To create a series or add a work to it, go to a "work" page. The "Common Knowledge" section now includes a "Series" field. Enter the name of the series to add the book to it.

Works can belong to more than one series. In some cases, as with Chronicles of Narnia, disagreements about order necessitate the creation of more than one series.

Tip: If the series has an order, add a number or other descriptor in parenthesis after the series title (eg., "Chronicles of Prydain (book 1)"). By default, it sorts by the number, or alphabetically if there is no number. If you want to force a particular order, use the | character to divide the number and the descriptor. So, "(0|prequel)" sorts by 0 under the label "prequel."

What isn't a series?

Series was designed to cover groups of books generally understood as such (see Wikipedia: Book series).

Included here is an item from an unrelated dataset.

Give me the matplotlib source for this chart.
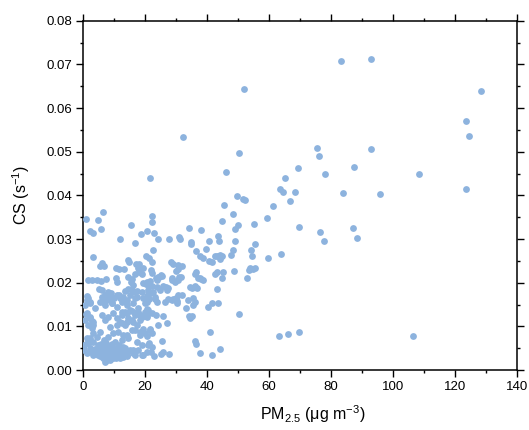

Like many concepts in the book world, "series" is a somewhat fluid and contested notion. A good rule of thumb is that series have a conventional name and are intentional creations, on the part of the author or publisher. For now, avoid forcing the issue with mere "lists" of works possessing an arbitrary shared characteristic, such as relating to a particular place. Avoid series that cross authors, unless the authors were or became aware of the series identification (eg., avoid lumping Jane Austen with her continuators).

Also avoid publisher series, unless the publisher has a true monopoly over the "works" in question. So, the Dummies guides are a series of works. But the Loeb Classical Library is a series of editions, not of works.